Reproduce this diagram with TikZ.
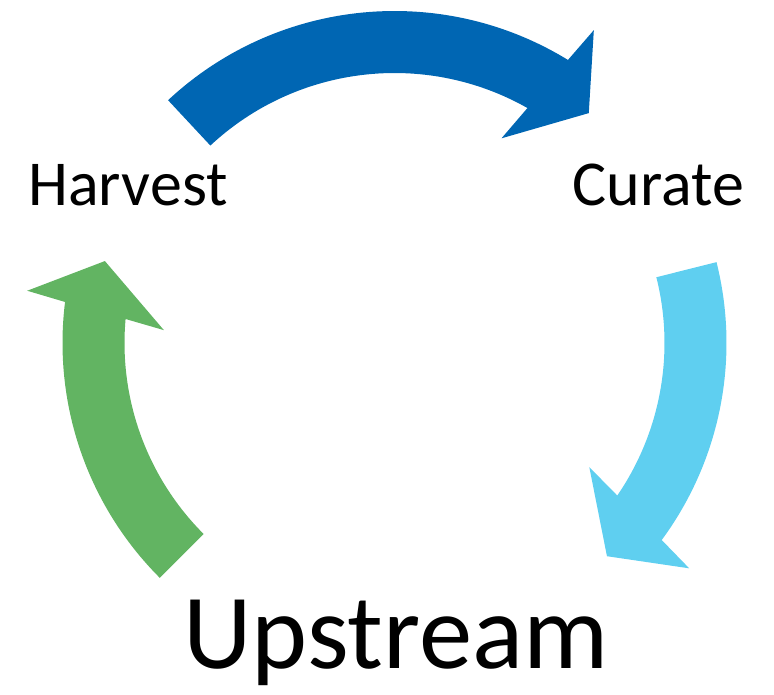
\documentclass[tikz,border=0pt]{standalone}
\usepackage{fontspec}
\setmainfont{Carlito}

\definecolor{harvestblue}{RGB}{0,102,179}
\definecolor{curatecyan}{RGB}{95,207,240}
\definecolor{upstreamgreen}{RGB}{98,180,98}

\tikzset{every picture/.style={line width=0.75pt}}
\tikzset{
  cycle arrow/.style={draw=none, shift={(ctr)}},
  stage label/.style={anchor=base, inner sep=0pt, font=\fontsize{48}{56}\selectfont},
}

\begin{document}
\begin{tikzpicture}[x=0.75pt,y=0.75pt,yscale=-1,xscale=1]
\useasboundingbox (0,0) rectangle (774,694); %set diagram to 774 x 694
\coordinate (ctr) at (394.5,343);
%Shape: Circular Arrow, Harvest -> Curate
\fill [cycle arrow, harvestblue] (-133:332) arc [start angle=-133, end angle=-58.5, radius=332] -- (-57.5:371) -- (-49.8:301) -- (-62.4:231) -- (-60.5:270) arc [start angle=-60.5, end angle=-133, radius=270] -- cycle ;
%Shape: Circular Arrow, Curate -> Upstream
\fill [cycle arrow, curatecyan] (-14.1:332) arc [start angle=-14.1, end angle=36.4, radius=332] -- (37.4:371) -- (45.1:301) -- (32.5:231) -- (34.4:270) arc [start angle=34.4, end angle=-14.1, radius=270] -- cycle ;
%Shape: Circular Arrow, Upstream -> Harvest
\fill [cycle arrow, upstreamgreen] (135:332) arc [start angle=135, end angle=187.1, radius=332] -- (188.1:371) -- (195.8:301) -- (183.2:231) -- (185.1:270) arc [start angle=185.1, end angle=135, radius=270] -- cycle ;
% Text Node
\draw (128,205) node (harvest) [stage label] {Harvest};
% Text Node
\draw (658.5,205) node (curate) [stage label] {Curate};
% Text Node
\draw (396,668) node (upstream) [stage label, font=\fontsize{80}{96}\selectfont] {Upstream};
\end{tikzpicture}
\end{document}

__________________________________________________

> Goal of the exercise: Copy the listing word for word, excluding its pictures.

> Written solution:
Reproduce this diagram with TikZ.
\documentclass[tikz,border=0pt]{standalone}
\usepackage{fontspec}
\setmainfont{Carlito}

\definecolor{harvestblue}{RGB}{0,102,179}
\definecolor{curatecyan}{RGB}{95,207,240}
\definecolor{upstreamgreen}{RGB}{98,180,98}

\tikzset{every picture/.style={line width=0.75pt}}
\tikzset{
  cycle arrow/.style={draw=none, shift={(ctr)}},
  stage label/.style={anchor=base, inner sep=0pt, font=\fontsize{48}{56}\selectfont},
}

\begin{document}
\begin{tikzpicture}[x=0.75pt,y=0.75pt,yscale=-1,xscale=1]
\useasboundingbox (0,0) rectangle (774,694); %set diagram to 774 x 694
\coordinate (ctr) at (394.5,343);
%Shape: Circular Arrow, Harvest -> Curate
\fill [cycle arrow, harvestblue] (-133:332) arc [start angle=-133, end angle=-58.5, radius=332] -- (-57.5:371) -- (-49.8:301) -- (-62.4:231) -- (-60.5:270) arc [start angle=-60.5, end angle=-133, radius=270] -- cycle ;
%Shape: Circular Arrow, Curate -> Upstream
\fill [cycle arrow, curatecyan] (-14.1:332) arc [start angle=-14.1, end angle=36.4, radius=332] -- (37.4:371) -- (45.1:301) -- (32.5:231) -- (34.4:270) arc [start angle=34.4, end angle=-14.1, radius=270] -- cycle ;
%Shape: Circular Arrow, Upstream -> Harvest
\fill [cycle arrow, upstreamgreen] (135:332) arc [start angle=135, end angle=187.1, radius=332] -- (188.1:371) -- (195.8:301) -- (183.2:231) -- (185.1:270) arc [start angle=185.1, end angle=135, radius=270] -- cycle ;
% Text Node
\draw (128,205) node (harvest) [stage label] {Harvest};
% Text Node
\draw (658.5,205) node (curate) [stage label] {Curate};
% Text Node
\draw (396,668) node (upstream) [stage label, font=\fontsize{80}{96}\selectfont] {Upstream};
\end{tikzpicture}
\end{document}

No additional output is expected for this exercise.